EDIT: It also seems that there IS some amount of language specificity anyway, since in another place of the page it says:

> "In particular it is not call by value because mutations of arguments performed by the called routine will be visible to the caller. And it is not call by reference because access is not given to the variables of the caller, but merely to certain objects"

I'm reasonably sure that the first part would be called "call by value" in C++ even if in context of CLU it wasn't if the usual way of doing the same in C++, namely passing a pointer to an object, were to be used.



> As you seem to be arguing that this is not call by reference you should probably correct the page.

I don't really disagree with what the article says there, although I don't like the way it's phrased. The full quote:

> In purely functional languages there is typically no semantic difference between the two strategies (since their data structures are immutable, so there is no possibility for a function to modify any of its arguments), so they are typically described as call by value even though implementations frequently use call by reference internally for the efficiency benefits.

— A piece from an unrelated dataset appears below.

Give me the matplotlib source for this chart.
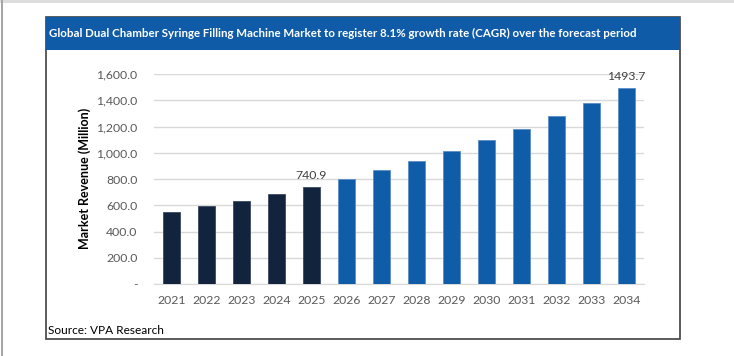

A purely functional language with the property of referential transparency [0] can indeed be treated as using pass-by-value, or pass-by-reference, or even some blend of the two. With referential transparency, nothing hinges on which of the two strategies is used. I'm not sure it's accurate to say that they're typically described as call by value.

> there IS some amount of language specificity anyway

As Wikipedia says, the term call by sharing is not as widespread. I hadn't seen it before. I can't say I really see where they're going with that term:

> In particular it is not call by value because mutations of arguments performed by the called routine will be visible to the caller.

No, they aren't. In Java, you can pass an object reference to the callee function, and the reference will be passed by value. The callee function can modify the members of the referred-to object, in a way that may later be visible to the caller function. So what? That's still pass-by-value. It's the same in C, where the callee can modify a pointed-to variable.

The Wikipedia article also appears to suggest that in Java, all arguments are boxed/unboxed when passed. That isn't true.

I can see some sense in having a term to emphasise that Java sometimes performs boxing, rather than simple pass-by-value. This is to say, I agree that it's a slight oversimplification to say that Java always simply passes by value. If we go too far down this road though we'll need to recategorise C, as it allows implicit conversions between many of its primitive types.

> you should probably correct the page

I don't have the will to get into a Wikipedia edit war, which is how this kind of thing often goes.